» To be done
Print exactly the lines from the first one down to the line that contains "(8,14) -- (8,558);", both included, and skip the pictures.

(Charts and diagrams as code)
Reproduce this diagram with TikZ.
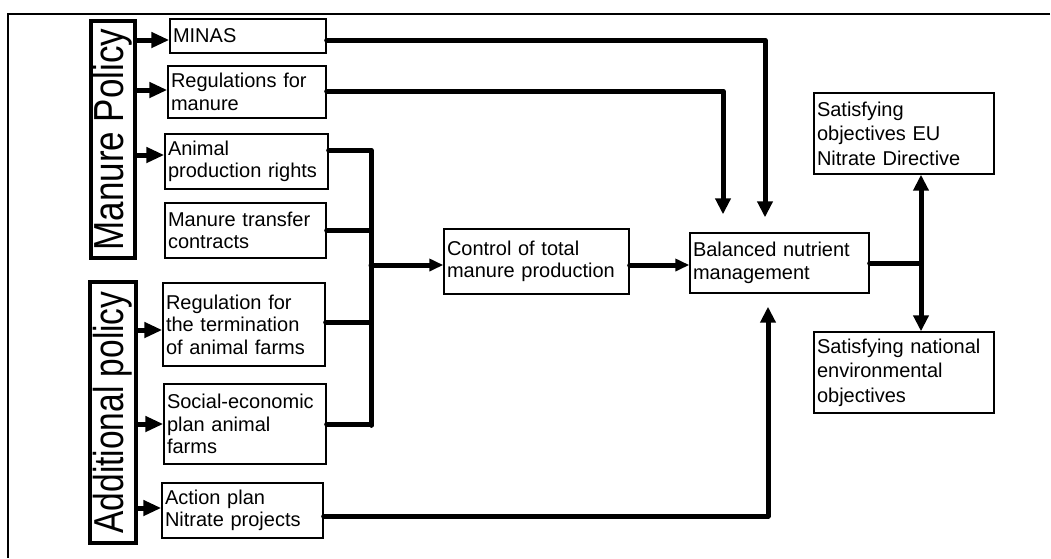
\documentclass[tikz,border=0pt]{standalone}
\usepackage{graphicx}
\usepackage{fontspec}
\setmainfont{Liberation Sans}
\usetikzlibrary{arrows.meta}

\tikzset{
  txtbox/.style 2 args = {draw, line width=1.4pt, align=left, inner xsep=3pt, inner ysep=2pt,
    text width=#1, minimum height=#2, font=\fontsize{20}{22.5}\selectfont},
  policy/.style = {draw, line width=4.5pt, inner sep=0pt, font=\fontsize{35}{40}\selectfont},
  flow/.style = {line width=5pt, line cap=round, line join=round},
  flowarrow/.style = {flow, -{Triangle[length=16pt,width=15pt]}},
  smallarrow/.style = {flow, -{Triangle[length=14pt,width=12pt]}},
  parrow/.style = {line width=5pt, -{Triangle[length=18pt,width=15pt]}},
}

\begin{document}
\begin{tikzpicture}[x=1pt,y=-1pt]
    \useasboundingbox (0,0) rectangle (1051,558);
    \draw[line width=2.4pt] (1050,14) -- (8,14) -- (8,558);

    % policy groups
    \node[policy, minimum width=44pt, minimum height=237pt] (manure) at (113,139.5)
        {\rotatebox{90}{\scalebox{1}[1.2]{Manure Policy}}};
    \node[policy, minimum width=46pt, minimum height=261pt, font=\fontsize{33.5}{38}\selectfont] (additional) at (113,412.5)
        {\rotatebox{90}{\scalebox{1}[1.25]{Additional policy}}};

    % instruments
    \node[txtbox={150pt}{34pt}] (minas) at (248,36) {MINAS};
    \node[txtbox={152pt}{52pt}] (regs) at (247,92) {Regulations for\\manure};
    \node[txtbox={157pt}{55pt}] (rights) at (246.5,161.5) {Animal\\production rights};
    \node[txtbox={155pt}{55pt}] (transfer) at (245.5,230.5) {Manure transfer\\contracts};
    \node[txtbox={156pt}{83pt}] (termination) at (244,324.5) {Regulation for\\the termination\\of animal farms};
    \node[txtbox={156pt}{80pt}] (socio) at (245,424) {Social-economic\\plan animal\\farms};
    \node[txtbox={155pt}{55pt}] (action) at (242.5,510.5) {Action plan\\Nitrate projects};

    % effects
    \node[txtbox={179pt}{65pt}] (control) at (536.5,261.5) {Control of total\\manure production};
    \node[txtbox={173pt}{60pt}] (balance) at (779.5,263) {Balanced nutrient\\management};
    \node[txtbox={174pt}{81pt}, font=\fontsize{20}{24.5}\selectfont] (eu) at (904,133.5)
        {Satisfying\\objectives EU\\Nitrate Directive};
    \node[txtbox={174pt}{81pt}, font=\fontsize{20}{24.5}\selectfont] (national) at (904,372.5)
        {Satisfying national\\environmental\\objectives};

    % policy arrows
    \draw[parrow] ([yshift=-4pt]minas.west -| manure.east) -- ([yshift=-4pt]minas.west);
    \draw[parrow] ([yshift=2pt]regs.west -| manure.east) -- ([yshift=2pt]regs.west);
    \draw[parrow] ([yshift=6.5pt]rights.west -| manure.east) -- ([yshift=6.5pt]rights.west);
    \draw[parrow] ([yshift=-5.5pt]termination.west -| additional.east) -- ([yshift=-5.5pt]termination.west);
    \draw[parrow] (socio.west -| additional.east) -- (socio.west);
    \draw[parrow] ([yshift=2.5pt]action.west -| additional.east) -- ([yshift=2.5pt]action.west);

    % bus into control
    \coordinate (bustop) at (371,150);
    \coordinate (busend) at (371,425);
    \coordinate (busout) at (371,265);
    \draw[flow] ([yshift=11.5pt]rights.east) -- (bustop) -- (busend);
    \draw[flow] (transfer.east) -| (busend);
    \draw[flow] ([yshift=2.5pt]termination.east) -| (busend);
    \draw[flow] (socio.east) -| (busend);
    \draw[smallarrow] (busout) -- (busout -| control.west);
    \draw[smallarrow] ([yshift=-3.5pt]control.east) -- ([yshift=-3.5pt]control.east -| balance.west);

    % direct routes to balance
    \draw[flowarrow, shorten >=15pt] ([yshift=-4pt]minas.east) -| ([xshift=-14.5pt]balance.north);
    \draw[flowarrow, shorten >=18pt] ([yshift=1pt]regs.east) -| ([xshift=-56.5pt]balance.north);
    \draw[flowarrow, shorten >=13pt] ([yshift=-5.5pt]action.east) -| ([xshift=-11.5pt]balance.south);

    % objectives
    \coordinate (split) at ([xshift=141.5pt]balance.center);
    \draw[flow] (balance.east) -- (split);
    \draw[flowarrow] (split) -- (split |- eu.south);
    \draw[flowarrow] (split) -- (split |- national.north);
\end{tikzpicture}
\end{document}
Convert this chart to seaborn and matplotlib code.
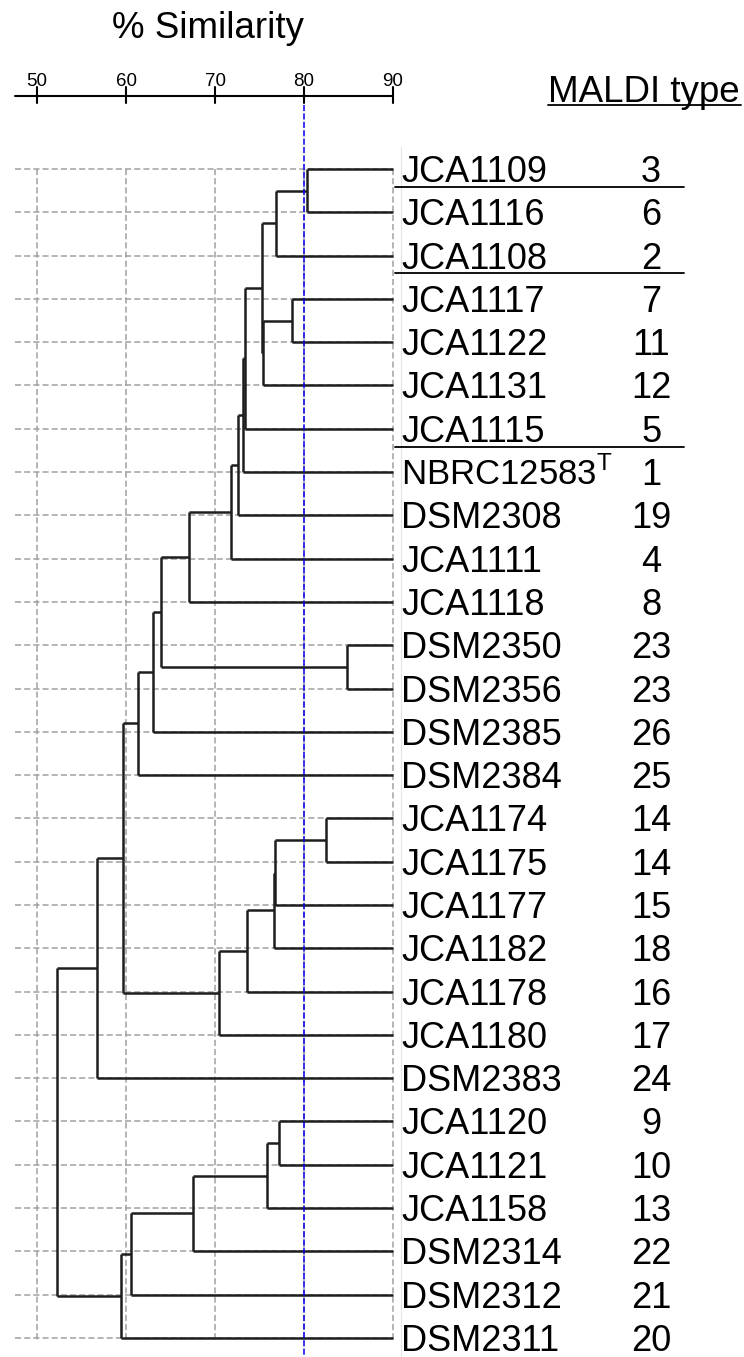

» Written solution
Reproduce this diagram with TikZ.
\documentclass[tikz,border=0pt]{standalone}
\usepackage{graphicx}
\usepackage{fontspec}
\setmainfont{Liberation Sans}
\usetikzlibrary{arrows.meta}

\tikzset{
  txtbox/.style 2 args = {draw, line width=1.4pt, align=left, inner xsep=3pt, inner ysep=2pt,
    text width=#1, minimum height=#2, font=\fontsize{20}{22.5}\selectfont},
  policy/.style = {draw, line width=4.5pt, inner sep=0pt, font=\fontsize{35}{40}\selectfont},
  flow/.style = {line width=5pt, line cap=round, line join=round},
  flowarrow/.style = {flow, -{Triangle[length=16pt,width=15pt]}},
  smallarrow/.style = {flow, -{Triangle[length=14pt,width=12pt]}},
  parrow/.style = {line width=5pt, -{Triangle[length=18pt,width=15pt]}},
}

\begin{document}
\begin{tikzpicture}[x=1pt,y=-1pt]
    \useasboundingbox (0,0) rectangle (1051,558);
    \draw[line width=2.4pt] (1050,14) -- (8,14) -- (8,558);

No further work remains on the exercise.